2 The Added Value of Studying Eye Movements in Multimedia Learning

Recent theories on multimedia learning like Mayer ’s generative theory (2001) and cognitive load theory (Sweller , 1999; Sweller, Van Merriënboer, & Paas , 1998) are based on a number of assumptions about the learner’s cognitive architecture. Both Mayer’s theory and Sweller’s cognitive load theory stress the relevance of limitations in working memory capacity for processing multimedia instructions and the differences in processing verbal and pictorial materials. According to both theories, learners who are presented with a picture and an accompanying (visual) text have to split their attention between both information sources, resulting in a possible overload in (the visual part of) working memory. To prevent this overload and to enhance learning, several design guidelines have been proposed that have been tested in a number of empirical studies. For example, one design guideline is to replace visual (written or on-screen) text with spoken text in multimedia instructions (the so-called modality principle). Applying this guideline has resulted in superior learning in terms of faster problem solving (Jeung , Chandler, & Sweller, 1997); Mousavi , Low, & Sweller, 1995), higher scores on retention and transfer tests (Kalyuga , Chandler, & Sweller, 1999, 2000; Leahy , Chandler, & Sweller, 2003; Mayer & Moreno , 1998; Moreno & Mayer, 1999) and less mental effort reported by the learners (Tabbers , Martens, & Van Merriënboer, 2001); Tindall-Ford , Chandler, & Sweller, 1997).

Although a great number of empirical studies support the design guidelines derived from the theories of Mayer and Sweller , none of these studies has actually taken a closer look at the process of multimedia learning.
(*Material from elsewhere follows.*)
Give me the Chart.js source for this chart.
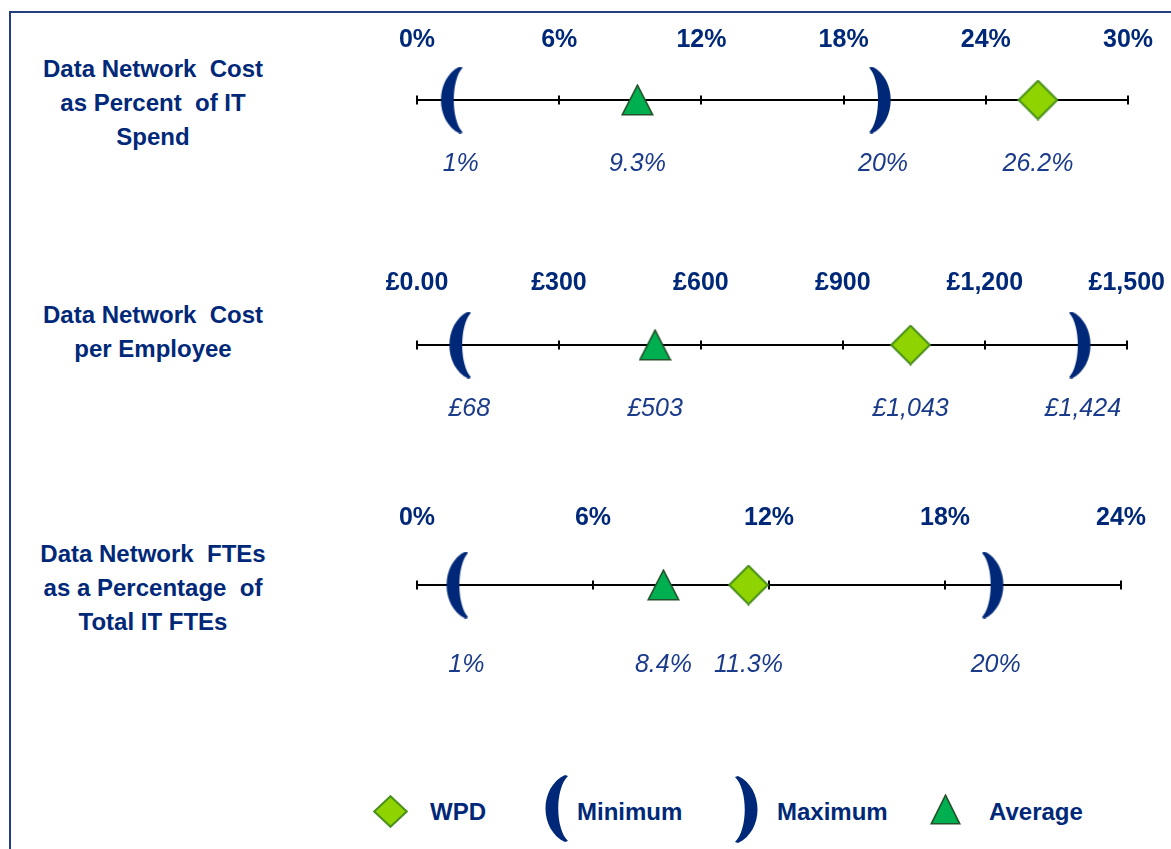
<!DOCTYPE html>
<html>
<head>
<meta charset="utf-8">
<script src="https://cdn.jsdelivr.net/npm/chart.js@4.4.1/dist/chart.umd.min.js"></script>
<style>
  body { margin: 0; background: #fff; }
  #page { position: relative; width: 1171px; height: 849px; overflow: hidden;
          font-family: "Liberation Sans", Arial, sans-serif; color: #002878; }
  #frame { position: absolute; left: 9px; top: 11px; right: -10px; bottom: -10px;
           border-top: 2px solid #243f80; border-left: 2px solid #243f80; }
  .title { position: absolute; left: 0; width: 306px; text-align: center;
           font-weight: bold; font-size: 24px; line-height: 34px; white-space: pre; }
  .lg { position: absolute; top: 797px; font-weight: bold; font-size: 24px; line-height: 30px; white-space: pre; }
  canvas.chart { position: absolute; left: 0; }
  canvas.icon { position: absolute; }
</style>
</head>
<body>
<div id="page">
  <div id="frame"></div>

  <div class="title" style="top:52px">Data Network  Cost
as Percent  of IT
Spend</div>
  <div class="title" style="top:298px">Data Network  Cost
per Employee</div>
  <div class="title" style="top:537px">Data Network  FTEs
as a Percentage  of
Total IT FTEs</div>

  <canvas id="c1" class="chart" width="1171" height="200" style="top:0px"></canvas>
  <canvas id="c2" class="chart" width="1171" height="200" style="top:245px"></canvas>
  <canvas id="c3" class="chart" width="1171" height="200" style="top:485px"></canvas>

  <canvas id="lgWpd" class="icon" width="35" height="33" style="left:373px;top:795px"></canvas>
  <span class="lg" style="left:430px">WPD</span>
  <canvas id="lgMin" class="icon" width="23" height="67" style="left:545px;top:775px"></canvas>
  <span class="lg" style="left:577px">Minimum</span>
  <canvas id="lgMax" class="icon" width="23" height="67" style="left:735px;top:776px"></canvas>
  <span class="lg" style="left:777px">Maximum</span>
  <canvas id="lgAvg" class="icon" width="31" height="31" style="left:930px;top:794px"></canvas>
  <span class="lg" style="left:989px">Average</span>
</div>

<script>
// data
var tickLabels1 = ['0%', '6%', '12%', '18%', '24%', '30%'];
var tickLabels2 = ['£0.00', '£300', '£600', '£900', '£1,200', '£1,500'];
var tickLabels3 = ['0%', '6%', '12%', '18%', '24%'];
var axisMax  = [30, 1500, 24];
var axisStep = [6, 300, 6];
var units    = ['%', '£', '%'];

var minimum = [1, 68, 1];
var average = [9.3, 503, 8.4];
var wpd     = [26.2, 1043, 11.3];
var maximum = [20, 1424, 20];

// layout per chart (canvas local px, axis line sits at y=100)
var tickGap  = [60, 61.5, 67];
var valueDy  = [64, 64, 80];
var rightPad = [43, 43, 50];
var TICK_SIZE = 25;

var NAVY = '#002878';
var LABEL = '#1a3a8a';

function makeDiamond(w, h) {
	var c = document.createElement('canvas');
	c.width = w; c.height = h;
	drawDiamond(c, w, h);
	return c;
}
function drawDiamond(c, w, h) {
	var ctx = c.getContext('2d');
	ctx.beginPath();
	ctx.moveTo(w / 2, 1.2);
	ctx.lineTo(w - 1.2, h / 2);
	ctx.lineTo(w / 2, h - 1.2);
	ctx.lineTo(1.2, h / 2);
	ctx.closePath();
	ctx.fillStyle = '#8fd400';
	ctx.fill();
	ctx.lineWidth = 2;
	ctx.strokeStyle = '#4b8f1e';
	ctx.stroke();
}
function makeTriangle(w, h) {
	var c = document.createElement('canvas');
	c.width = w; c.height = h;
	drawTriangle(c, w, h);
	return c;
}
function drawTriangle(c, w, h) {
	var ctx = c.getContext('2d');
	ctx.beginPath();
	ctx.moveTo(w / 2, 1.2);
	ctx.lineTo(w - 1.2, h - 1.2);
	ctx.lineTo(1.2, h - 1.2);
	ctx.closePath();
	ctx.fillStyle = '#00b050';
	ctx.fill();
	ctx.lineWidth = 1.6;
	ctx.strokeStyle = '#24502a';
	ctx.stroke();
}
// open = true for "(" , mirrored for ")"
function drawBracket(ctx, ox, w, h, open) {
	ctx.save();
	ctx.translate(ox, 0);
	if (!open) { ctx.translate(w, 0); ctx.scale(-1, 1); }
	ctx.beginPath();
	ctx.moveTo(w - 3, 0);
	ctx.bezierCurveTo(-6, h * 0.18, -6, h * 0.82, w - 3, h);
	ctx.lineTo(w, h - 1);
	ctx.bezierCurveTo(10, h * 0.8, 10, h * 0.2, w, 1);
	ctx.closePath();
	ctx.fillStyle = NAVY;
	ctx.fill();
	ctx.restore();
}
// shift moves the glyph inward (towards the range)
function makeBracket(open, w, h, shift) {
	var c = document.createElement('canvas');
	c.width = w + 2 * shift; c.height = h;
	drawBracket(c.getContext('2d'), open ? 2 * shift : 0, w, h, open);
	return c;
}

var diamondImg  = makeDiamond(41, 41);
var triangleImg = makeTriangle(33, 32);
var openImg     = makeBracket(true, 22, 67, 11);
var closeImg    = makeBracket(false, 22, 67, 11);

function fmt(v, unit) {
	if (unit == '£') return '£' + v.toLocaleString('en-GB');
	return v + '%';
}

var numberLine = {
	id: 'numberLine',
	beforeDatasetsDraw: function(chart) {
		var xs = chart.scales.x, ys = chart.scales.y, ctx = chart.ctx;
		var py = Math.round(ys.getPixelForValue(0));
		ctx.save();
		ctx.strokeStyle = '#000';
		ctx.lineWidth = 2;
		ctx.beginPath();
		ctx.moveTo(xs.left, py);
		ctx.lineTo(xs.right, py);
		xs.ticks.forEach(function(t) {
			var px = Math.round(xs.getPixelForValue(t.value));
			ctx.moveTo(px, py - 4.5);
			ctx.lineTo(px, py + 4.5);
		});
		ctx.stroke();
		ctx.restore();
	},
	afterDatasetsDraw: function(chart, args, opts) {
		var ctx = chart.ctx;
		ctx.save();
		ctx.font = 'italic 25px "Liberation Sans", Arial, sans-serif';
		ctx.fillStyle = LABEL;
		ctx.textAlign = 'center';
		ctx.textBaseline = 'middle';
		chart.data.datasets.forEach(function(ds, i) {
			var pt = chart.getDatasetMeta(i).data[0];
			ctx.fillText(fmt(ds.data[0].x, opts.unit), pt.x + (ds.labelDx || 0), pt.y + opts.dy);
		});
		ctx.restore();
	}
};

function build_chart(id, k, tickLabels) {
	var lh = TICK_SIZE * 1.2;
	var chartTop = 100 - tickGap[k] + 6 + lh / 2;
	var padTop = chartTop - (lh + 12);
	return new Chart(document.getElementById(id), {
		type: 'scatter',
		data: {
			datasets: [
				{ label: 'Minimum', data: [{x: minimum[k], y: 0}], pointStyle: openImg, labelDx: 20, clip: false },
				{ label: 'Maximum', data: [{x: maximum[k], y: 0}], pointStyle: closeImg, labelDx: -8, clip: false },
				{ label: 'Average', data: [{x: average[k], y: 0}], pointStyle: triangleImg, clip: false },
				{ label: 'WPD',     data: [{x: wpd[k],     y: 0}], pointStyle: diamondImg, clip: false }
			]
		},
		options: {
			responsive: false,
			animation: false,
			events: [],
			layout: { padding: { left: 417, right: rightPad[k], top: padTop, bottom: chartTop } },
			plugins: {
				legend: { display: false },
				tooltip: { enabled: false },
				numberLine: { unit: units[k], dy: valueDy[k] }
			},
			scales: {
				x: {
					type: 'linear',
					position: 'top',
					min: 0,
					max: axisMax[k],
					grid: { display: false, drawTicks: false },
					border: { display: false },
					ticks: {
						stepSize: axisStep[k],
						autoSkip: false,
						maxRotation: 0,
						padding: 6,
						color: NAVY,
						font: { family: '"Liberation Sans", Arial, sans-serif', size: TICK_SIZE, weight: 'bold' },
						callback: function(v, i) { return tickLabels[i]; }
					}
				},
				y: { display: false, min: -1, max: 1 }
			}
		},
		plugins: [numberLine]
	});
}

var chart1 = build_chart('c1', 0, tickLabels1);
var chart2 = build_chart('c2', 1, tickLabels2);
var chart3 = build_chart('c3', 2, tickLabels3);

// legend icons
drawDiamond(document.getElementById('lgWpd'), 35, 33);
drawBracket(document.getElementById('lgMin').getContext('2d'), 0, 23, 67, true);
drawBracket(document.getElementById('lgMax').getContext('2d'), 0, 23, 67, false);
drawTriangle(document.getElementById('lgAvg'), 31, 31);
</script>
</body>
</html>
What are learners looking at when they are watching a multimedia instruction? And what exactly are people doing when they are trying to integrate text and picture? Eye tracking methods can give at least a partial answer to these questions, by providing information about the gaze position of the learner during the learning process. Moreover, an answer to these questions can help advance research on multimedia learning in at least two ways.

First of all, most researchers in the field of multimedia learning have developed their own multimedia materials for their experiments. They assume that both the textual and pictorial information in their materials are necessary for understanding (unless of course one is interested in the so-called redundancy effect). However, this assumption is not tested as measures like mental effort scales, time-on-task and learning results do not really tell if learners have actually looked at both pictures and text. After all, to mentally process an information source like a picture it will have to be perceived first. In order to know if learners treat the materials as real ‘multimedia’ instructions, measures of eye movements can provide the researcher with valuable information that can help in optimizing their multimedia materials for doing research.

The second advantage is that eye movement data can yield additional evidence for the theoretical rationale behind certain design guidelines. Different presentation formats of multimedia instructions do not only result in different cognitive processes (more or less cognitive load; more or less effective learning), but also lead to differences in looking behavior. For example, one of the guidelines deriving from cognitive load theory is that text should be physically integrated with a picture, in order to prevent unnecessary visual search (e.g., Chandler & Sweller , 1991, 1992). With eye-tracking research, the amount of visual search in the split-attention condition might be compared with the amount of visual search in the integrated condition. This way, the eye movement data can reveal if the underlying explanation of the guideline is supported or that alternative explanations are needed. For example in the case of split-attention, the crucial factor might be not the amount of visual search, but the fact that people in the split-format condition do not look at the right parts of the picture. So eye-tracking methods do not only test theoretical assumptions in multimedia learning, but can also provide alternative explanations for the effects that are found.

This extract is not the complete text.